Smashing Your Bronze Serpents

“He removed the high places and broke the pillars and cut down the Asherah. And he broke in pieces the bronze serpent that Moses had made, for until those days the people of Israel had made offerings to it (it was called Nehushtan).” – 2 Kings 18:4

About 700 years before this verse, the people of Israel had grumbled against God in the desert and been punished by venomous snakes. To save them, God had instructed Moses to create a bronze snake on a pole. Once bitten, the people could look up at this snake and be healed. About 700 years after this verse, Jesus explained in John 3 that the whole episode illustrated the need for God’s people to look to Him and His work on the cross to be healed from the poisonous effects of sin in our lives.

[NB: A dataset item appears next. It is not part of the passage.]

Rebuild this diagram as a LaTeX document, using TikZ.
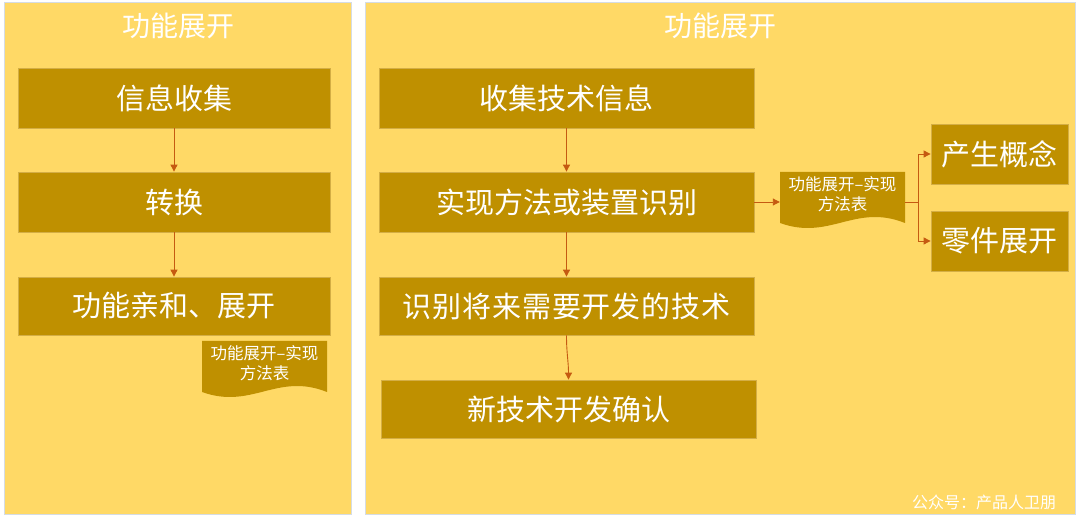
\documentclass[tikz,border=0pt]{standalone}
\usepackage{fontspec}
\setmainfont{Noto Sans CJK SC}
\usetikzlibrary{arrows.meta}
\definecolor{panelfill}{HTML}{FFD966}
\definecolor{panelline}{HTML}{D5DCE4}
\definecolor{boxfill}{HTML}{BF9000}
\definecolor{boxline}{HTML}{D4AE45}
\definecolor{arrowc}{HTML}{C55A11}
\tikzset{
  panel/.style={fill=panelfill,draw=panelline,line width=0.8pt},
  stepbox/.style={fill=boxfill,draw=boxline,line width=0.8pt,text=white,inner sep=0pt,
    font=\fontsize{29}{32}\selectfont},
  ptitle/.style={text=white,font=\fontsize{28}{30}\selectfont,inner sep=0pt},
  doctext/.style={text=white,font=\fontsize{16.5}{20}\selectfont,align=center,inner sep=0pt},
  docshape/.style={fill=boxfill,draw=none},
  conn/.style={draw=arrowc,line width=0.9pt,-{Triangle[length=7pt,width=7pt]}},
  connplain/.style={draw=arrowc,line width=0.9pt},
}
\begin{document}
\begin{tikzpicture}[x=1pt,y=-1pt]
\useasboundingbox (0,0) rectangle (1080,521);
% panels
\path[panel] (4,2) rectangle (351,514);
\path[panel] (365,2) rectangle (1075,514);
\node[ptitle] (t1) at (178,26) {功能展开};
\node[ptitle] (t2) at (720,26) {功能展开};
% left boxes
\node[stepbox,minimum width=312pt,minimum height=60pt] (l1) at (174,98) {信息收集};
\node[stepbox,minimum width=312pt,minimum height=60pt] (l2) at (174,202) {转换};
\node[stepbox,minimum width=312pt,minimum height=58pt] (l3) at (174,306) {功能亲和、展开};
\draw[conn] (l1.south) -- (l2.north);
\draw[conn] (l2.south) -- (l3.north);
% left document
\path[docshape] (202,341) -- (327,341) -- (327,392) .. controls (277,372) and (252,410) .. (202,392) -- cycle;
\node[doctext] (d1) at (264.5,363) {功能展开–实现\\方法表};
% right boxes
\node[stepbox,minimum width=375pt,minimum height=60pt] (r1) at (566.5,98) {收集技术信息};
\node[stepbox,minimum width=375pt,minimum height=60pt] (r2) at (566.5,202) {实现方法或装置识别};
\node[stepbox,minimum width=375pt,minimum height=58pt,font=\fontsize{29}{32}\selectfont\addfontfeature{LetterSpace=3}] (r3) at (566.5,306) {识别将来需要开发的技术};
\node[stepbox,minimum width=375pt,minimum height=58pt] (r4) at (568.5,409) {新技术开发确认};
\draw[conn] (r1.south) -- (r2.north);
\draw[conn] (r2.south) -- (r3.north);
\draw[conn] (r3.south) .. controls +(0,18) and +(0,-18) .. (r4.north);
% right document
\path[docshape] (780,172) -- (905,172) -- (905,223) .. controls (855,203) and (830,241) .. (780,223) -- cycle;
\node[doctext,minimum width=125pt,minimum height=51pt] (d2) at (842.5,194) {功能展开–实现\\方法表};
\draw[conn] (r2.east) -- (r2.east -| d2.west);
% concept boxes
\node[stepbox,minimum width=137pt,minimum height=60pt] (c1) at (999.5,154) {产生概念};
\node[stepbox,minimum width=137pt,minimum height=60pt] (c2) at (999.5,241) {零件展开};
\coordinate (split) at (918,202);
\draw[connplain] (d2.east |- r2.east) -- (split);
\draw[conn] (split) |- (c1.west);
\draw[conn] (split) |- (c2.west);
% watermark
\node[text=white,font=\fontsize{16}{18}\selectfont,inner sep=0pt] (wm) at (984,502) {公众号：产品人卫朋};
\end{tikzpicture}
\end{document}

However, almost exactly halfway between the creation of the statue and the fulfillment of everything it really illustrated, the people of God had twisted the statue’s purpose in an ungodly way. They were worshiping the statue instead of the Lord Who commanded its creation! They had taken something that was originally good and ordained by God and made it a holy object worthy of worship and sacrifice. For the spiritual health of God’s people, King Hezekiah had to smash this object of the people’s inappropriate devotion.

In Christian life, we can easily make the same mistake as the Israelites. We often elevate good traditions and practices that started with a godly purpose to an inappropriate level of devotion. We pour our emotional devotion into those rather than into God, thinking they are the same. That could be about the order of things in a worship service, the type of worship music we prefer, a much-loved event in church life, some aspect of the church building, the “proper” way to observe a special day, or simply “the way we’ve always done it”. Those things almost certainly began with a good and godly purpose, but when they take on an inappropriate level of emotional attachment in our hearts, we inadvertently move them into lordship in a way displeasing to God.

Sometimes, we simply need to break up our bronze serpents – the grand traditions that we love a little too much – so that our hearts are more fully attached to Jesus. Take some time to reflect… is there anything that’s become so important to you that God might want you to smash it to more fully #FollowJesus?